- Created: Friday, 18 December 2015 18:15
- Last Updated: Monday, 21 December 2015 08:40
As 2015 closes we celebrate the holiday season with our family and friends and take time to appreciate what we hold dear. We thank those that have helped us make it through and also use the time to “recharge our batteries” for the coming year. Our work often doesn’t allow for a “normal” life; many of us work rosters with shifts that run through the night or take place on that public holiday that everyone else seems to have off. So whilst 95% of the country will be celebrating Christmas and the New Year a select group will be holding the fort; making sure aircraft are safe for all those who fly. This is what we do, we are proud of it and without us the world of aviation would be a far different, and much more dangerous, place.

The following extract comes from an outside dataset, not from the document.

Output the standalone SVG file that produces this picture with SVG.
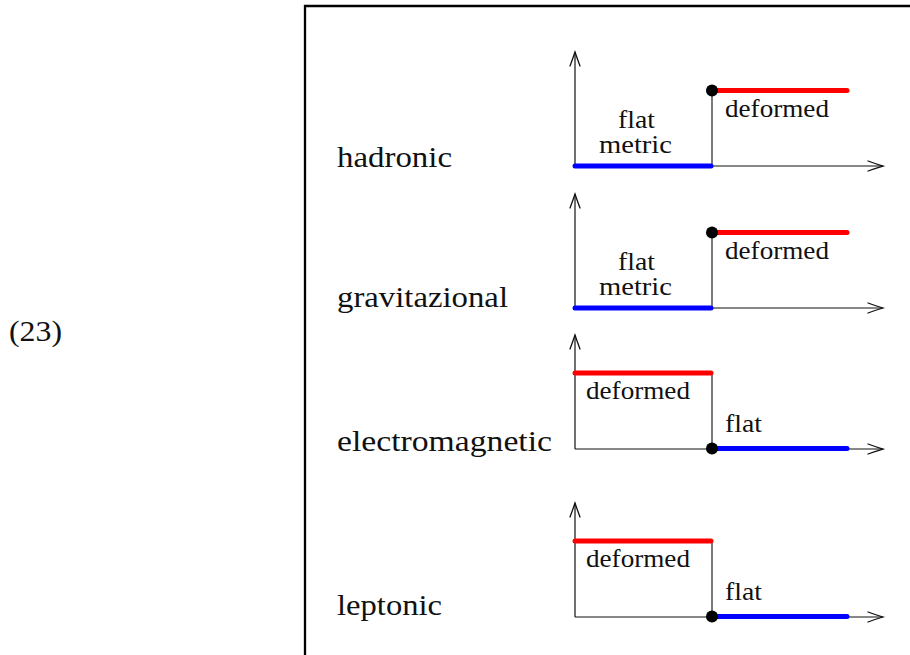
<svg xmlns="http://www.w3.org/2000/svg" width="910" height="655" viewBox="0 0 910 655">
<style>
text{font-family:"Liberation Serif","Times New Roman",serif;fill:#111}
.big{font-size:30px}
.sm{font-size:25px}
.ax{stroke:#111;stroke-width:1.2;fill:none}
.ah{stroke:#111;stroke-width:1.3;fill:none;stroke-linecap:round}
.step{stroke:#222;stroke-width:1.2;fill:none}
.red{stroke:#ff0000;stroke-width:5;stroke-linecap:round}
.blue{stroke:#0000ff;stroke-width:5;stroke-linecap:round}
</style>
<defs>
<g id="axes">
<line class="ax" x1="575" y1="0" x2="575" y2="114"/>
<path class="ah" d="M570,14 Q573,6 575,0 Q577,6 580,14"/>
<line class="ax" x1="575" y1="114" x2="883" y2="114"/>
<path class="ah" d="M868,109 Q876,112 883,114 Q876,116 868,119"/>
</g>
</defs>
<path d="M305,655 V6 H910" fill="none" stroke="#000" stroke-width="2.3"/>
<text class="big" x="9" y="341" textLength="53" lengthAdjust="spacingAndGlyphs">(23)</text>
<g id="hadronic">
<text class="big" x="337" y="167" textLength="115" lengthAdjust="spacingAndGlyphs">hadronic</text>
<use href="#axes" y="52"/>
<line class="step" x1="712" y1="91" x2="712" y2="166"/>
<line class="blue" x1="575" y1="166" x2="711" y2="166"/>
<line class="red" x1="712" y1="90.5" x2="847" y2="90.5"/>
<circle cx="712" cy="90.5" r="6" fill="#000"/>
<text class="sm" x="618" y="128" textLength="37" lengthAdjust="spacingAndGlyphs">flat</text>
<text class="sm" x="599" y="153" textLength="73" lengthAdjust="spacingAndGlyphs">metric</text>
<text class="sm" x="725" y="117" textLength="104" lengthAdjust="spacingAndGlyphs">deformed</text>
</g>
<g id="gravitazional">
<text class="big" x="337" y="307" textLength="171" lengthAdjust="spacingAndGlyphs">gravitazional</text>
<use href="#axes" y="194"/>
<line class="step" x1="712" y1="233" x2="712" y2="308"/>
<line class="blue" x1="575" y1="308" x2="711" y2="308"/>
<line class="red" x1="712" y1="232.5" x2="847" y2="232.5"/>
<circle cx="712" cy="232.5" r="6" fill="#000"/>
<text class="sm" x="618" y="270" textLength="37" lengthAdjust="spacingAndGlyphs">flat</text>
<text class="sm" x="599" y="295" textLength="73" lengthAdjust="spacingAndGlyphs">metric</text>
<text class="sm" x="725" y="259" textLength="104" lengthAdjust="spacingAndGlyphs">deformed</text>
</g>
<g id="electromagnetic">
<text class="big" x="337" y="451" textLength="215" lengthAdjust="spacingAndGlyphs">electromagnetic</text>
<use href="#axes" y="335"/>
<line class="step" x1="712" y1="373" x2="712" y2="448"/>
<line class="red" x1="575" y1="373" x2="711" y2="373"/>
<line class="blue" x1="712" y1="448.5" x2="847" y2="448.5"/>
<circle cx="712" cy="448.5" r="6" fill="#000"/>
<text class="sm" x="586" y="399" textLength="104" lengthAdjust="spacingAndGlyphs">deformed</text>
<text class="sm" x="725" y="432" textLength="37" lengthAdjust="spacingAndGlyphs">flat</text>
</g>
<g id="leptonic">
<text class="big" x="337" y="615" textLength="105" lengthAdjust="spacingAndGlyphs">leptonic</text>
<use href="#axes" y="503"/>
<line class="step" x1="712" y1="541" x2="712" y2="616"/>
<line class="red" x1="575" y1="541" x2="711" y2="541"/>
<line class="blue" x1="712" y1="616.5" x2="847" y2="616.5"/>
<circle cx="712" cy="616.5" r="6" fill="#000"/>
<text class="sm" x="586" y="567" textLength="104" lengthAdjust="spacingAndGlyphs">deformed</text>
<text class="sm" x="725" y="600" textLength="37" lengthAdjust="spacingAndGlyphs">flat</text>
</g>
</svg>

The recent release of the official report on the Air Asia crash (flight QZ8501) once again brought the harsh realities of air travel and what can go wrong directly into lounge rooms around the world. Warning signs abounded in this disaster which was, I’m sad to say, avoidable. The pilot and co-pilot have borne the brunt of the responsibility for their “lack” of “out of the ordinary” flying skills. Let’s of course remember they aren’t here to defend themselves. The elephant in the room, in my opinion, was the maintenance defect that had shown up over twenty times over the previous twelve months yet had been consistently ignored and not properly investigated. Reading the official report is an eye opener and obviously there are serious issues that need to be attended to immediately at Air Asia. What struck me, and troubles me, is the similarities I see with occurrences that are now creeping into our own airlines, often created by management with little or no engineering experience. What isn’t clear from the report though is whether Air Asia had appropriately trained and licenced personnel looking at this defect in the various ports the aircraft visited over that twelve month period? Were parts available to carry out troubleshooting and rectification once the defect was diagnosed? Was sufficient time and resources allocated to the job? Was it a tragic example over schedule over safety and time-pressure to get the aircraft out on time? Or was it that properly-skilled personnel weren’t available to diagnose and troubleshoot the defect? The link to the Air Asia report can be found here
LAMEs are the last line of defence in air safety and we are responsible to the people of Australia to make sure every aircraft is safe. Do not be deterred. Do not be distracted. Do it right, the first time. Have a clear conscience that you have done everything in your power to ensure the safety of the aircraft you sign.It seems that manning levels in all airlines in all ports is a big issue currently. We are getting consistent reports from ALAEA Reps around the country that many operators are consciously dropping below their own specified minimum staffing numbers (in some cases an agreed staffing level in an Enterprise Agreement) to see how far the “machine” can run before it breaks. This, of course, exacerbates time pressure and schedule over safety. When you are pushed to rush from one job to another vital points of a job can be missed. Do not let it be you. Slow down; one job at a time, make sure every step is followed and every precaution taken. We do not want an Air Asia catastrophe on our watch. You are not in the wrong if you delay an aircraft because you want to be sure it is 100% safe. That is your job and responsibility.